Locate every line that holds the string "chart" and copy it.

§ **Supplied records**
-=-=-=-=-
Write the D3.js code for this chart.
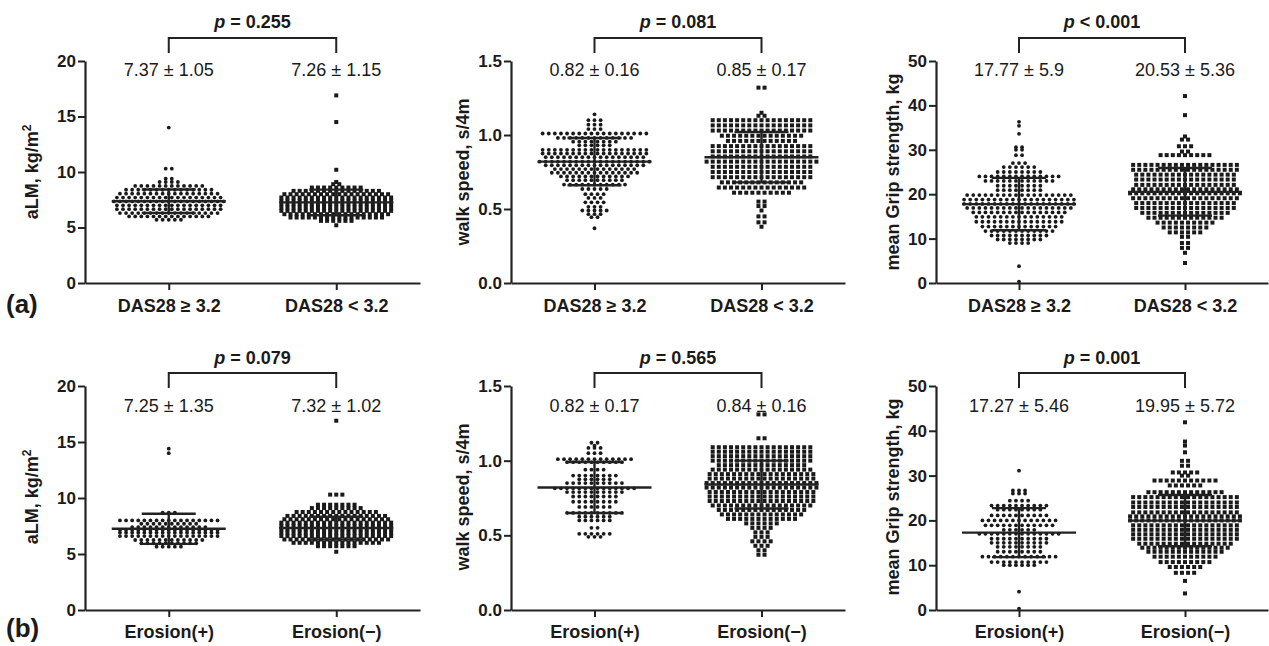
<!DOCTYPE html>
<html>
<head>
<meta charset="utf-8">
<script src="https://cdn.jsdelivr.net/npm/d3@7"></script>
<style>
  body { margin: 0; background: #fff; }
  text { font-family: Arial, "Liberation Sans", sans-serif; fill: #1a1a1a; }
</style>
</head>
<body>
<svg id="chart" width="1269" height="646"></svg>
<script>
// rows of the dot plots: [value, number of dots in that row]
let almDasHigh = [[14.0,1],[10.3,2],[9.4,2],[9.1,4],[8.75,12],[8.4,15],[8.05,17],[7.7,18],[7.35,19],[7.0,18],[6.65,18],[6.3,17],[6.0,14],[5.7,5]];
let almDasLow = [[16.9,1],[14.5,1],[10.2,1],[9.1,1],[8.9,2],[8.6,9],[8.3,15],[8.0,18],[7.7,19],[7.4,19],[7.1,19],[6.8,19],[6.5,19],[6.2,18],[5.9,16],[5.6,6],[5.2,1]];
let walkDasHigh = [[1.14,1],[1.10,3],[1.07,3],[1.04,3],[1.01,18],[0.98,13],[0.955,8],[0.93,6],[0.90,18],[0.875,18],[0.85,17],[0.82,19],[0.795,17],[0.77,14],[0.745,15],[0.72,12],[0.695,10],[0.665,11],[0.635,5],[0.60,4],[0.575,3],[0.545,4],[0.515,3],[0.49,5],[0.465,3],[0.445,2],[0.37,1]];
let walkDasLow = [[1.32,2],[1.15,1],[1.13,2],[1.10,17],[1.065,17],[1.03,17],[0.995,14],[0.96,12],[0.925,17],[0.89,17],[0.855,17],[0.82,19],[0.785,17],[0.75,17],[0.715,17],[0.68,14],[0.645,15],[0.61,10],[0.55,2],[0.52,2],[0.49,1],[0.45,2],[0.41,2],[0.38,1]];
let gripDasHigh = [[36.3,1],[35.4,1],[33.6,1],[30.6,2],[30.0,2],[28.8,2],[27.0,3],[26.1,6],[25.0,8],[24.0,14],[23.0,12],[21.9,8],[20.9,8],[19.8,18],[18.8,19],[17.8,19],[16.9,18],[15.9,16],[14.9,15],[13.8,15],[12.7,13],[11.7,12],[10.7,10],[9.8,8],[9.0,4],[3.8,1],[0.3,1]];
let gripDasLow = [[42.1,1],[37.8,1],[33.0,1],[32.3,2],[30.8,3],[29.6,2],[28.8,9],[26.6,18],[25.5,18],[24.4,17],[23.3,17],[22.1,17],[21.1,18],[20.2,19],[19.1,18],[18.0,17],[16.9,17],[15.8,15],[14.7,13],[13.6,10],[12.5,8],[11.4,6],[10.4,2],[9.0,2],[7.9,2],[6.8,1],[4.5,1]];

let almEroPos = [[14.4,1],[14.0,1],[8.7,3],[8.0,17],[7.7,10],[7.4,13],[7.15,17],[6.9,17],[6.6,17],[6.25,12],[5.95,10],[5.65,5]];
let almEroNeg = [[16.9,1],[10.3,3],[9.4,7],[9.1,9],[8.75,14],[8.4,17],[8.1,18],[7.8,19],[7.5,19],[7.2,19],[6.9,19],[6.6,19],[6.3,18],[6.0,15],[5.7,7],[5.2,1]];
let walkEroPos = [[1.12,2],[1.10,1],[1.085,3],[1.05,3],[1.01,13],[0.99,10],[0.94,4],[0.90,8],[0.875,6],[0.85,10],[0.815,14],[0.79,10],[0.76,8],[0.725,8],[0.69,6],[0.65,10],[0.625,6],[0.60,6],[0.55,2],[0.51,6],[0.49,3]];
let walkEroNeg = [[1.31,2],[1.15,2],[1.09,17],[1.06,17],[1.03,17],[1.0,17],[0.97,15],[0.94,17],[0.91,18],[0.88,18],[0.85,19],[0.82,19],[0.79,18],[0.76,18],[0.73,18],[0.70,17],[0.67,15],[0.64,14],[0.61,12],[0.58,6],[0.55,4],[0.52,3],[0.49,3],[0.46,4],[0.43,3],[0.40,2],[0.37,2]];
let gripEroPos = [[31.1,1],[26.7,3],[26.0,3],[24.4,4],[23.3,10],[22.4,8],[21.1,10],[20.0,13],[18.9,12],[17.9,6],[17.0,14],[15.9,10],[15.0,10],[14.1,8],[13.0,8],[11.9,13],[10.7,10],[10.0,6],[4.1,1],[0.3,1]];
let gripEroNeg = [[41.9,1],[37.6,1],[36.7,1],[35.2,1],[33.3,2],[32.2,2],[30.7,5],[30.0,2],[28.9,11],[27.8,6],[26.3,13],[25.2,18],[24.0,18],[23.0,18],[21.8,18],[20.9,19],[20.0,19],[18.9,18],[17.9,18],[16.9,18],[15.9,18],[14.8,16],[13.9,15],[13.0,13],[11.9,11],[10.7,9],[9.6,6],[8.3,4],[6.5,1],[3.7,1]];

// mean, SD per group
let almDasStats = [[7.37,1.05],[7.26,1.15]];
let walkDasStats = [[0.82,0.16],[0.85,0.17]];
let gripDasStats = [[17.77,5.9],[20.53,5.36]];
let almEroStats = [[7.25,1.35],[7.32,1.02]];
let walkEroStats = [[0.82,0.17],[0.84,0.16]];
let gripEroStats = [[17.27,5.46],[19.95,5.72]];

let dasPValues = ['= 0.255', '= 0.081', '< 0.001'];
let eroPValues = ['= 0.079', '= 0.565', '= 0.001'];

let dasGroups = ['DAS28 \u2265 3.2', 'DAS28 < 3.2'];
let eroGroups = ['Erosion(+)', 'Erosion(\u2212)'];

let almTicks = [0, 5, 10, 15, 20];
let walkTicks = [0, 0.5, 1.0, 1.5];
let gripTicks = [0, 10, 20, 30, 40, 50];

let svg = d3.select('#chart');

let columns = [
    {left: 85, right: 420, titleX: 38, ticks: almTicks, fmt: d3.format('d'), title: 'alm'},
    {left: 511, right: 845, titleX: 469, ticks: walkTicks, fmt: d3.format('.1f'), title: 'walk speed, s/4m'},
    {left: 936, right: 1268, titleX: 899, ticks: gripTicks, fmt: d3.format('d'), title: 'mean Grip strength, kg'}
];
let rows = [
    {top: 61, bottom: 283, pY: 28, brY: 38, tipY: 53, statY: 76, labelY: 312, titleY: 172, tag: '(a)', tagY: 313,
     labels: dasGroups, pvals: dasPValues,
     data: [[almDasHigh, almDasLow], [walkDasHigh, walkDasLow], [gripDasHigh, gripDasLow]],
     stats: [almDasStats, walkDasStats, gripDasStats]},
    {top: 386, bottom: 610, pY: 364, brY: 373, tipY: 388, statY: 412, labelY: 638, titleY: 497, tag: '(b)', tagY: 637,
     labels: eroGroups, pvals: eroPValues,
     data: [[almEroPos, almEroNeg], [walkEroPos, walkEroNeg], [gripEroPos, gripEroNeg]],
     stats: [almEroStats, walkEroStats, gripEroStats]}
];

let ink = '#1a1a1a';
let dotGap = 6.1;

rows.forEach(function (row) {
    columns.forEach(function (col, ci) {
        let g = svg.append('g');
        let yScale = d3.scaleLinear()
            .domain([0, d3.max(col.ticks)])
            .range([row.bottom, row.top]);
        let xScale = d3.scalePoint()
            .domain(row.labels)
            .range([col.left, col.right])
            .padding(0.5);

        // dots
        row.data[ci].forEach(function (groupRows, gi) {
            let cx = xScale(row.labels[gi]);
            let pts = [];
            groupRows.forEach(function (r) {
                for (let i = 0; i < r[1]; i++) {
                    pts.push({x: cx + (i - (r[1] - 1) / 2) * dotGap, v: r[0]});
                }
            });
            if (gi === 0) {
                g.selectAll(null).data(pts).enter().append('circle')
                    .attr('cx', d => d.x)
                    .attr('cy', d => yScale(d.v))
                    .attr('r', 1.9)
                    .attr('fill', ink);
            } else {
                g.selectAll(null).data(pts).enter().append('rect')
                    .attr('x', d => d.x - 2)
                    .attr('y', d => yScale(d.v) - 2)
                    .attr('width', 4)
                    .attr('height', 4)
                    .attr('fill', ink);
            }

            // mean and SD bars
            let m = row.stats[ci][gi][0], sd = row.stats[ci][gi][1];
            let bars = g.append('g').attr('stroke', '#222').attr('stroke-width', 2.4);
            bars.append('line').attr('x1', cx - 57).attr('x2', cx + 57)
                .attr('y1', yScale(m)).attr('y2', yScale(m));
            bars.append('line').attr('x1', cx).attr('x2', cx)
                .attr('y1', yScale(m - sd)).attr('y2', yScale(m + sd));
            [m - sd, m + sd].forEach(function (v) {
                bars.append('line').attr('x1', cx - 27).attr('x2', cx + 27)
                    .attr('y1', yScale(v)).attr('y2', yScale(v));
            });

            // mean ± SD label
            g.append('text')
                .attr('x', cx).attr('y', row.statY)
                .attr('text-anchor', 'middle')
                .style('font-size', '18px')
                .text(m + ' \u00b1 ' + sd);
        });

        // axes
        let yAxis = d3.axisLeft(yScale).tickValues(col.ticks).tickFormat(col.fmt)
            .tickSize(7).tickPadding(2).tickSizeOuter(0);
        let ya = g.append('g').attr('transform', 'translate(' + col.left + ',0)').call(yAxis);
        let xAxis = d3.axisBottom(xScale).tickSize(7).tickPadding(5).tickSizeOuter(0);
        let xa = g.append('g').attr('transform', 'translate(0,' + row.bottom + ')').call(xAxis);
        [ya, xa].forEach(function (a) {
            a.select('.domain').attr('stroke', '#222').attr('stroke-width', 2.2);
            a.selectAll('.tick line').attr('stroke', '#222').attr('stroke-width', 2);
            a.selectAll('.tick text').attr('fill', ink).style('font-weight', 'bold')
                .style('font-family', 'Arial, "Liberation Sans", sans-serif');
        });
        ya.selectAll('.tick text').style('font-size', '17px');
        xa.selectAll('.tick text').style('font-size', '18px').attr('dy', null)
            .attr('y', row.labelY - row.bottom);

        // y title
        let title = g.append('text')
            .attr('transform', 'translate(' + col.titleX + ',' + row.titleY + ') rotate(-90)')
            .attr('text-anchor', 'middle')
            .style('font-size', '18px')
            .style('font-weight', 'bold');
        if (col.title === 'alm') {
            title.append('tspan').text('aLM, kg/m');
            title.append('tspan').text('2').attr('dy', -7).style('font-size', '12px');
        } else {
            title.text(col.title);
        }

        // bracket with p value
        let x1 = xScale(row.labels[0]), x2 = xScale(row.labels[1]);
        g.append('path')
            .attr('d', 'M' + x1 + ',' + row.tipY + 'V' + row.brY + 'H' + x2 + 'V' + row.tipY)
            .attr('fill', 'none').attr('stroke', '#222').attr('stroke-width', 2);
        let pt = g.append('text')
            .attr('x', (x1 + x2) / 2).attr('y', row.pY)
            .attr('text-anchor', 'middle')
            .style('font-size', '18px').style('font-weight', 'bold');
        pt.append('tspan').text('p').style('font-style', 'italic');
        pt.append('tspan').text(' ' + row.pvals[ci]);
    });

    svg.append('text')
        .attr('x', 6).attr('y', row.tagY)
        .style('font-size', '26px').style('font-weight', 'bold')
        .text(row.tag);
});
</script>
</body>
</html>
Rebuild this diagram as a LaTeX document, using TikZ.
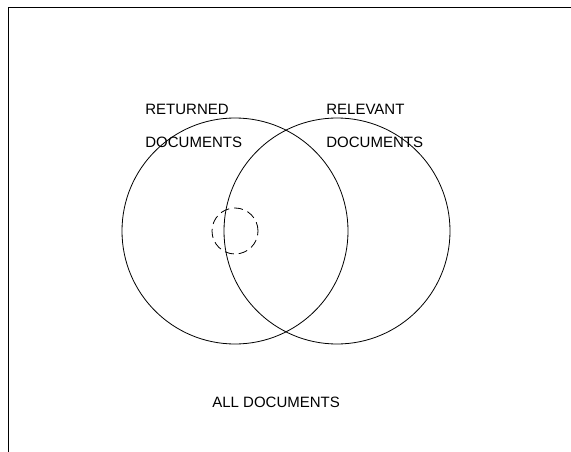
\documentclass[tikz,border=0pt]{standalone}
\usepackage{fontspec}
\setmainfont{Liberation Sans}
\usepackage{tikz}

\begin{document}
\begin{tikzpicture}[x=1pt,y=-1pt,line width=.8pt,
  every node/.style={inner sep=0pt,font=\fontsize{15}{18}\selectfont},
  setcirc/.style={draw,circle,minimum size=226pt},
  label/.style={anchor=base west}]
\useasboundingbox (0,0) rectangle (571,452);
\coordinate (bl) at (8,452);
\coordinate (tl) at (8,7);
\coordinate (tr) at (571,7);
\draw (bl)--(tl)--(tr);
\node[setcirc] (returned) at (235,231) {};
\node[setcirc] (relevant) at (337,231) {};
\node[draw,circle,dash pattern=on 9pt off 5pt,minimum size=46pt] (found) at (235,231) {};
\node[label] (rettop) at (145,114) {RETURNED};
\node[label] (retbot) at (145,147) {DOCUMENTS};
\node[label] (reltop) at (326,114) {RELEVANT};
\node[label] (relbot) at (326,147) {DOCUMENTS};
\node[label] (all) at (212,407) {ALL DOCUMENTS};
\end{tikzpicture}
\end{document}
-=-=-=-=-
§ **Written solution**
Write the D3.js code for this chart.
<svg id="chart" width="1269" height="646"></svg>
let svg = d3.select('#chart');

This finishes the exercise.